> **Data extract**
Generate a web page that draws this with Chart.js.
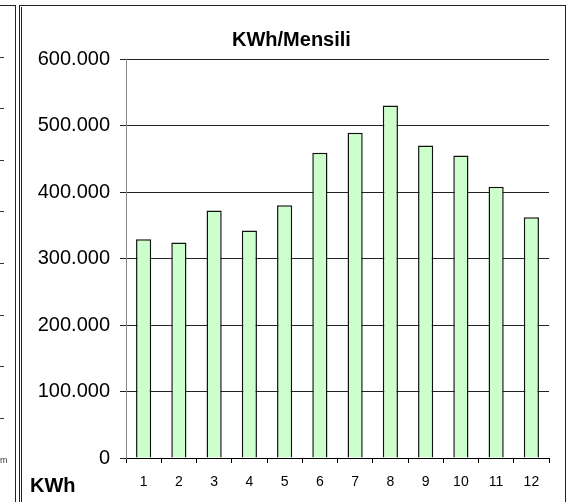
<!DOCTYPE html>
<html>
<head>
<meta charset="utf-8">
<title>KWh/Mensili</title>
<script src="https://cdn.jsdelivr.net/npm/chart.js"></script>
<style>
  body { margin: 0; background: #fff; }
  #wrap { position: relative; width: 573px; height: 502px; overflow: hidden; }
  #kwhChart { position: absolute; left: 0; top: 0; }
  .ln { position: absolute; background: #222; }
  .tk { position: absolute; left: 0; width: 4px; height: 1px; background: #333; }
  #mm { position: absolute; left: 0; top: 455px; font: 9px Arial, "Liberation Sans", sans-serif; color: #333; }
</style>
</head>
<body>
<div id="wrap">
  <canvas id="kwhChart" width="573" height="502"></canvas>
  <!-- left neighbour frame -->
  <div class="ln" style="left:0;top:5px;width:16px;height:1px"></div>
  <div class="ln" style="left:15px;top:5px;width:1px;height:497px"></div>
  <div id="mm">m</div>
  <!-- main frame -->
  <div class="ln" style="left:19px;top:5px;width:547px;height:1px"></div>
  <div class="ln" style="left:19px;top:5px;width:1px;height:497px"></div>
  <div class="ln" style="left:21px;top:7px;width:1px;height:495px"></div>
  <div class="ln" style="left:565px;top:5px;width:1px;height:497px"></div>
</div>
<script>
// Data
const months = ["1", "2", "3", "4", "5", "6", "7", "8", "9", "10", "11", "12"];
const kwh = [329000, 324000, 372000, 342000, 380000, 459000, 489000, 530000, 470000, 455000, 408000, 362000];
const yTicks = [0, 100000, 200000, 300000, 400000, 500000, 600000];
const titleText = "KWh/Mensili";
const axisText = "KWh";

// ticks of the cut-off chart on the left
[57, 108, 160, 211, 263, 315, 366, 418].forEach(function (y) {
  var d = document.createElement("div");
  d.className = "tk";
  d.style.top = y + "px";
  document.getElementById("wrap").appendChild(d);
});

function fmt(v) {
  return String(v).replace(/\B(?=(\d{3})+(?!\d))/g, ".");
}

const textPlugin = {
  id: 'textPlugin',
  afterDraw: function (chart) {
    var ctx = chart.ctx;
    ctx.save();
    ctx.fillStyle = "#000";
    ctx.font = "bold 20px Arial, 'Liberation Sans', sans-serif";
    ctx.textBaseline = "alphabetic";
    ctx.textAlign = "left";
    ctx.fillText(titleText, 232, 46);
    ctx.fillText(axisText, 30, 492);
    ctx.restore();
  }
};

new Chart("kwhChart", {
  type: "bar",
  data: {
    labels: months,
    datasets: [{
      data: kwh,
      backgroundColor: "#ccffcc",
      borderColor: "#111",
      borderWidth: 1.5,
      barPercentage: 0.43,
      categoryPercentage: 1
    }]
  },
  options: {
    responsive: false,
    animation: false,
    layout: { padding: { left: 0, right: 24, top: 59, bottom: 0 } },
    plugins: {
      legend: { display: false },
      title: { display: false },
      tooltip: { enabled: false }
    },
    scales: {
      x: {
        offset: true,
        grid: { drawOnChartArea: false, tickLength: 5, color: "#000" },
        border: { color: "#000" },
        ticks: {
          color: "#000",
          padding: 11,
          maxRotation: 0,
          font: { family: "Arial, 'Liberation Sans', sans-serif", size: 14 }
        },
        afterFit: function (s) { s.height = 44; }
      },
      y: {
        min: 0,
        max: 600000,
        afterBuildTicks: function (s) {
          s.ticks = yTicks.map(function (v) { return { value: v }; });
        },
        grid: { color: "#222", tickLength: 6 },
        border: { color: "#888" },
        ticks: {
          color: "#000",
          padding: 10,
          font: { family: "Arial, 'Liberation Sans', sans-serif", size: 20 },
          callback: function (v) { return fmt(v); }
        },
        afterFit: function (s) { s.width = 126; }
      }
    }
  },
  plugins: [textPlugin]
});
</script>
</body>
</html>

> **Exercise**
All of the data above should be transcribed verbatim, with pictures omitted.

> **Solution to this exercise**
Generate a web page that draws this with Chart.js.
<!DOCTYPE html>
<html>
<head>
<meta charset="utf-8">
<title>KWh/Mensili</title>
<script src="https://cdn.jsdelivr.net/npm/chart.js"></script>
<style>
  body { margin: 0; background: #fff; }
  #wrap { position: relative; width: 573px; height: 502px; overflow: hidden; }
  #kwhChart { position: absolute; left: 0; top: 0; }
  .ln { position: absolute; background: #222; }
  .tk { position: absolute; left: 0; width: 4px; height: 1px; background: #333; }
  #mm { position: absolute; left: 0; top: 455px; font: 9px Arial, "Liberation Sans", sans-serif; color: #333; }
</style>
</head>
<body>
<div id="wrap">
  <canvas id="kwhChart" width="573" height="502"></canvas>
  <!-- left neighbour frame -->
  <div class="ln" style="left:0;top:5px;width:16px;height:1px"></div>
  <div class="ln" style="left:15px;top:5px;width:1px;height:497px"></div>
  <div id="mm">m</div>
  <!-- main frame -->
  <div class="ln" style="left:19px;top:5px;width:547px;height:1px"></div>
  <div class="ln" style="left:19px;top:5px;width:1px;height:497px"></div>
  <div class="ln" style="left:21px;top:7px;width:1px;height:495px"></div>
  <div class="ln" style="left:565px;top:5px;width:1px;height:497px"></div>
</div>
<script>
// Data
const months = ["1", "2", "3", "4", "5", "6", "7", "8", "9", "10", "11", "12"];
const kwh = [329000, 324000, 372000, 342000, 380000, 459000, 489000, 530000, 470000, 455000, 408000, 362000];
const yTicks = [0, 100000, 200000, 300000, 400000, 500000, 600000];
const titleText = "KWh/Mensili";
const axisText = "KWh";

// ticks of the cut-off chart on the left
[57, 108, 160, 211, 263, 315, 366, 418].forEach(function (y) {
  var d = document.createElement("div");
  d.className = "tk";
  d.style.top = y + "px";
  document.getElementById("wrap").appendChild(d);
});

function fmt(v) {
  return String(v).replace(/\B(?=(\d{3})+(?!\d))/g, ".");
}

const textPlugin = {
  id: 'textPlugin',
  afterDraw: function (chart) {
    var ctx = chart.ctx;
    ctx.save();
    ctx.fillStyle = "#000";
    ctx.font = "bold 20px Arial, 'Liberation Sans', sans-serif";
    ctx.textBaseline = "alphabetic";
    ctx.textAlign = "left";
    ctx.fillText(titleText, 232, 46);
    ctx.fillText(axisText, 30, 492);
    ctx.restore();
  }
};

new Chart("kwhChart", {
  type: "bar",
  data: {
    labels: months,
    datasets: [{
      data: kwh,
      backgroundColor: "#ccffcc",
      borderColor: "#111",
      borderWidth: 1.5,
      barPercentage: 0.43,
      categoryPercentage: 1
    }]
  },
  options: {
    responsive: false,
    animation: false,
    layout: { padding: { left: 0, right: 24, top: 59, bottom: 0 } },
    plugins: {
      legend: { display: false },
      title: { display: false },
      tooltip: { enabled: false }
    },
    scales: {
      x: {
        offset: true,
        grid: { drawOnChartArea: false, tickLength: 5, color: "#000" },
        border: { color: "#000" },
        ticks: {
          color: "#000",
          padding: 11,
          maxRotation: 0,
          font: { family: "Arial, 'Liberation Sans', sans-serif", size: 14 }
        },
        afterFit: function (s) { s.height = 44; }
      },
      y: {
        min: 0,
        max: 600000,
        afterBuildTicks: function (s) {
          s.ticks = yTicks.map(function (v) { return { value: v }; });
        },
        grid: { color: "#222", tickLength: 6 },
        border: { color: "#888" },
        ticks: {
          color: "#000",
          padding: 10,
          font: { family: "Arial, 'Liberation Sans', sans-serif", size: 20 },
          callback: function (v) { return fmt(v); }
        },
        afterFit: function (s) { s.width = 126; }
      }
    }
  },
  plugins: [textPlugin]
});
</script>
</body>
</html>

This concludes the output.